Professors Olaf Plotner and Martin Kupp, from the European School of Management and Technology, produced a case study in 2011 examining a Siemens foray into one small corner of China's emerging economy. German industrial giant Siemens AG (NYSE:SI) learned an interesting little lesson on how to save its larger interests through some trial-and-error tweaking of minor things that began to go a little off-course. The tweaking part was a necessary step in correcting a pretty good plan that began to go astray. This serves to show that even the best-of-the-best have to stay on their toes at every level and at all times.
Siemens expanded its already broad portfolio with a timely expeditionary entrance into one of China's niche segments: fire protection. Of course there's more to it than just protection. There are a lot of buildings of every sort popping up across China's landscape, from big metropolitan areas to small, outlying cities. The niche segment of making sure those buildings don't burn to the ground has created a blossoming business in the area of fire risk. Sophisticated protection systems require more than just a few fire extinguishers and smoke detectors. China, with its destructive earthquakes and the world's largest population, is familiar with catastrophe. The Chinese know as well as anyone the need for disaster prevention, management, and recovery.
In 2007 Siemens Building Technologies (SBT) had risen to global leadership in fire detection systems, specializing in higher-end systems. The China quandary was that high-end systems were at the low end of the country's large, fast-growing market in this area. Local companies were grabbing most of that market. They were succeeding because their products were being sold at 75% less cost than superior high-end products. The admonition that you get what you pay for was less important than a label reading: Made in China. In any case, the market showed sales numbers of 17 million units, which were worth over 100 million euros in 2007-2008.
Maneuvering successfully into China's new fire management market, Siemens Building Technologies strategized to offer premium equipment bundled with solutions services, a coupling of product and know-how. Bringing superior German products to the competitive Chinese market required dropping down into the low end, with greater volume to compensate for lower margins. Not exactly a new idea, but a good move at the right time. The Siemens plan called for relocating product development and management in China as part of its efficiencies strategy. Good, so far.
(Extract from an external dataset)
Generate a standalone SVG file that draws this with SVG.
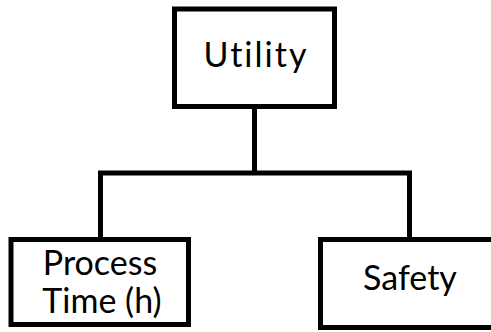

Where the overall plan began to hit choppy waters was in bypassing the indigenous sales teams of Siemens China in favor of a mixed sales force from the low-end product specialists and the high-end sales people, so-called "value adding" partners. This approach was a money-saving attempt to avoid time-consuming and costly training of an altogether new sales force. It worked for about two years with SBT grabbing a good chunk of market share.
The mistake was hidden beneath the surface of apparent success. Some of the 'value-added' sales people soon found that they could manipulate high-end pricing through markups they were ultimately able to "redirect" to themselves. Utilizing the partnership relation rather than a more binding full team of trained and dedicated sales people wholly loyal to the company allowed the value-added group to jeopardize the long-term strategy for SBT's China operations.
Fortunately the company was on top of things. The strong Siemens brand name and diligent management response carried it past any lasting damage that could have resulted from the flawed sales force arrangement. It turned out to be a minor issue that served Siemens in the long run. The company learned, adjusted, and used its knowledge-through-error to spread its reach in other parts of Asia and into Brazil with success.
The bottom line in this instance is, well, the bottom line! Siemens cashed in on a fractional segment of China's huge and growing economy and continues to do so.